Freedom from Slavery
by George Pitagorsky
"Emancipate yourself from mental slavery;
None but ourselves can free our minds"
Mental slavery is being bound to conditioned responses, habits or old mental models. It gets in the way of optimal performance because it stifles the creative thinking needed to adapt to the needs of the moment.
April saw the celebration of Passover, the commemoration of the emancipation of the Hebrew people from slavery in Egypt. It is clearly not just about the historical and miraculous events during the times of the pharaohs. Like most religious expressions there are multiple levels of meaning.
In the Passover Seder ritual there is a reminder that in every generation we must remember that we were slaves and, perhaps, still are. We remember that liberation comes with a significant effort and upheaval, and the death of the old order followed by a long period (forty years in the desert) of rebuilding a life of personal freedom and the obligations that brings.
What is freedom? What is slavery?
On the outer level slavery is the absence of the freedom to choose one's own behavior. It is a system under which people are treated as property. Freedom on this level is the liberation from slavery, oppression or detention. It is the ability to choose to act without restraints, control or interference from others.
On the inner level slavery is being subjected to or addicted to influences from the past; having to act in a certain way because of habit or cultural conditioning. It is being bound by ignorance, greed and hatred. Freedom is breaking the bonds of conditioned thinking and being able to choose. In this sense freedom is not about eliminating control by others. It is about breaking the chains of habitual thinking. Doing so, we become free from self-imposed slavery.
It is on the inner level that the cultivation of wisdom and liberation practices such as meditation and skillful behavior work. Breaking free of old habits and the decades, maybe lifetimes, of conditioning they represent, is not easy. Many are addicted to the comfort of not having to think out of the box. We repeat the same behaviors over and over again, driven by mental models so deeply seeded in our minds that they have become unconsciously identified with who we think we are.

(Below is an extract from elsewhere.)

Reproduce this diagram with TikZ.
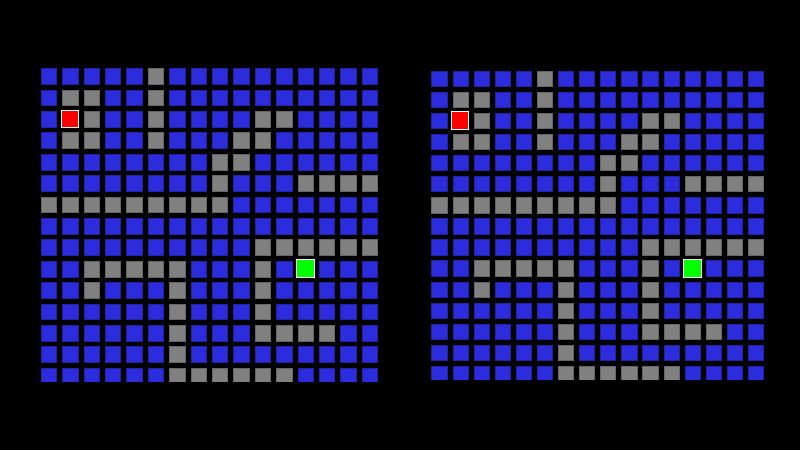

Freedom from mental slavery is hard work. And, it can be done regardless of our external conditions. On the inner level, physical slaves can be freer than their masters.
On the innermost level, ultimate freedom is liberation from the sense of separation that comes from falsely identifying with the small self, the ego. There are many metaphors for this freedom - Nirvana, God-consciousness, unity, etc. On this level it is realization, not hard work, which liberates; letting go, dropping the constant need to be someone or to get something and simply resting in presence.
But don't be fooled by the ego's relief at hearing that all it takes is realization and not hard work. The paradox is that freedom from conditioned thinking requires breaking the habits and beliefs that keep one from realization. Freedom comes at the price of opening to the unknown and unpredictable. Sure, we are suffering while in slavery, but it is a familiar suffering. If we cut the chains, then we have to be ready for the responsibility of making decisions and taking what comes. We have to work at changing the way we think, what we say, how we say it and how we act. Otherwise there are endless cycles of unnecessary suffering - we create the same problems over and over again.
One might ask "How does this philosophical stuff inform our daily lives?" For one, it makes it possible for us as individuals to stop the thinking patterns that get in the way of optimal living. How much better an artist, business person, student, teacher, technologist, scientist, etc. would you be if you were free of conditioned thinking and the negative emotions it brings? Would there be fewer unproductive conflicts, less wasted time and effort? Would you be kinder and more compassionate, both to yourself and others?
What is your motivation? What brings you to the search for freedom? Is it a desire to alleviate the natural suffering associated with everyday life or to get better at doing what you do? Or is it some indefinable urge to experience true freedom?